Let the rational area AC be applied to AB, a straight line once more rational in any of the aforesaid ways, producing BC as breadth.
I say that BC is rational and commensurable in length with BA.
Describe the square AD on AB. Then AD is rational.
But AC is also rational, therefore DA is commensurable with AC. And DA is to AC as DB is to BC. Therefore DB is also commensurable with BC, and DB equals BA. Therefore AB is also commensurable with BC.
But AB is rational, C therefore BC is also rational and commensurable in length with AB.
Therefore, if a rational area is applied to a rational straight line, then it produces as breadth a straight line rational and commensurable in length with the straight line to which it is applied.

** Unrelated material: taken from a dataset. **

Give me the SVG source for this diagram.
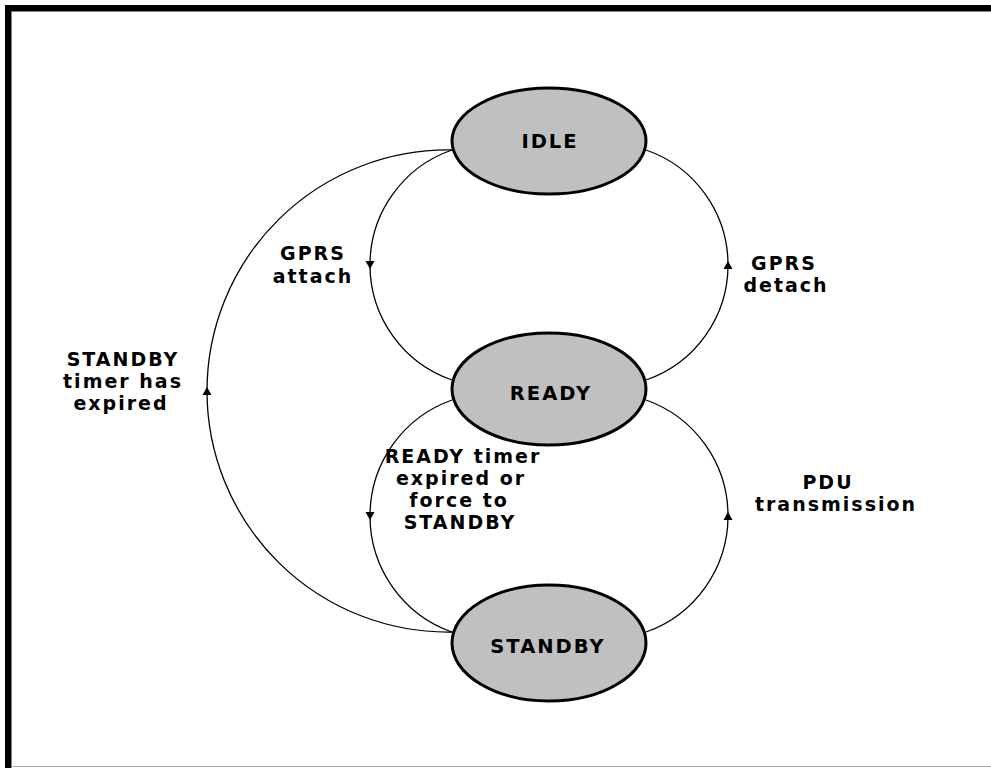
<svg xmlns="http://www.w3.org/2000/svg" width="991" height="768" viewBox="0 0 991 768">
<defs>
<marker id="arr" markerUnits="userSpaceOnUse" markerWidth="12" markerHeight="12" viewBox="-1 -6 12 12" refX="4" refY="0" orient="auto">
<path d="M0,-4.5 L8,0 L0,4.5 z" fill="#000"/>
</marker>
<style>
.state{fill:#c0c0c0;stroke:#000;stroke-width:3}
.st{font-family:"DejaVu Sans",Verdana,sans-serif;font-weight:bold;font-size:19.5px;letter-spacing:2px;text-anchor:middle;fill:#000}
.lb{font-family:"DejaVu Sans",Verdana,sans-serif;font-weight:bold;font-size:19px;letter-spacing:2px;text-anchor:middle;fill:#000}
.arc{fill:none;stroke:#000;stroke-width:1.3;marker-mid:url(#arr)}
</style>
</defs>
<rect x="0" y="0" width="991" height="768" fill="#fff"/>
<rect x="5" y="5" width="986" height="6" fill="#000"/>
<rect x="5" y="5" width="6" height="763" fill="#000"/>
<line x1="11" y1="11.5" x2="991" y2="11.5" stroke="#808080" stroke-width="1"/>
<line x1="11.5" y1="11" x2="11.5" y2="768" stroke="#808080" stroke-width="1"/>
<line x1="11" y1="766.5" x2="991" y2="766.5" stroke="#b0b0b0" stroke-width="1"/>
<g id="connectors">
<path class="arc" d="M452,150 A121.6,121.6 0 0 0 370,265 A121.6,121.6 0 0 0 452,380"/>
<path class="arc" d="M646,380 A121.6,121.6 0 0 0 728,265 A121.6,121.6 0 0 0 646,150"/>
<path class="arc" d="M452,632 A241,241 0 0 1 207,391 A241,241 0 0 1 452,150"/>
<path class="arc" d="M452,400 A123,123 0 0 0 370,516 A123,123 0 0 0 452,632"/>
<path class="arc" d="M646,632 A123,123 0 0 0 728,516 A123,123 0 0 0 646,400"/>
</g>
<g id="idle">
<ellipse class="state" cx="549" cy="141" rx="97" ry="53"/>
<text class="st" x="550" y="148">IDLE</text>
</g>
<g id="ready">
<ellipse class="state" cx="549" cy="389" rx="97" ry="56"/>
<text class="st" x="551" y="400">READY</text>
</g>
<g id="standby">
<ellipse class="state" cx="549" cy="643" rx="97" ry="58"/>
<text class="st" x="548" y="653">STANDBY</text>
</g>
<g id="labels">
<text class="lb" x="313" y="260">GPRS</text>
<text class="lb" x="313" y="283">attach</text>
<text class="lb" x="784" y="270">GPRS</text>
<text class="lb" x="786" y="292">detach</text>
<text class="lb" x="123" y="366">STANDBY</text>
<text class="lb" x="123" y="388">timer has</text>
<text class="lb" x="121" y="410">expired</text>
<text class="lb" x="463" y="463">READY timer</text>
<text class="lb" x="461" y="485">expired or</text>
<text class="lb" x="459" y="507">force to</text>
<text class="lb" x="460" y="529">STANDBY</text>
<text class="lb" x="828" y="489">PDU</text>
<text class="lb" x="836" y="511">transmission</text>
</g>
</svg>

This proposition is a converse of the last, except that it’s preceded by applying an area to a straight line to get the rectangle. That would be more evident if it read “If one side of a rational rectangle is rational, then the other side is rational and commensurable with the first.”
It’s often easier to understand the statement and proof they’re translated into modern language. Let a be the length of AB, and b be the length of BC. Since the rectangle AC is rational, that means its area ab is a rational number. Since AB is a rational line, that means a2 is a rational number. Therefore, a/b is a rational number, that is, lines AB and BC are commensurable. Also, b2 is a rational number, that is, line BC is a rational line.
This proposition is used frequently in Book X starting with X.26.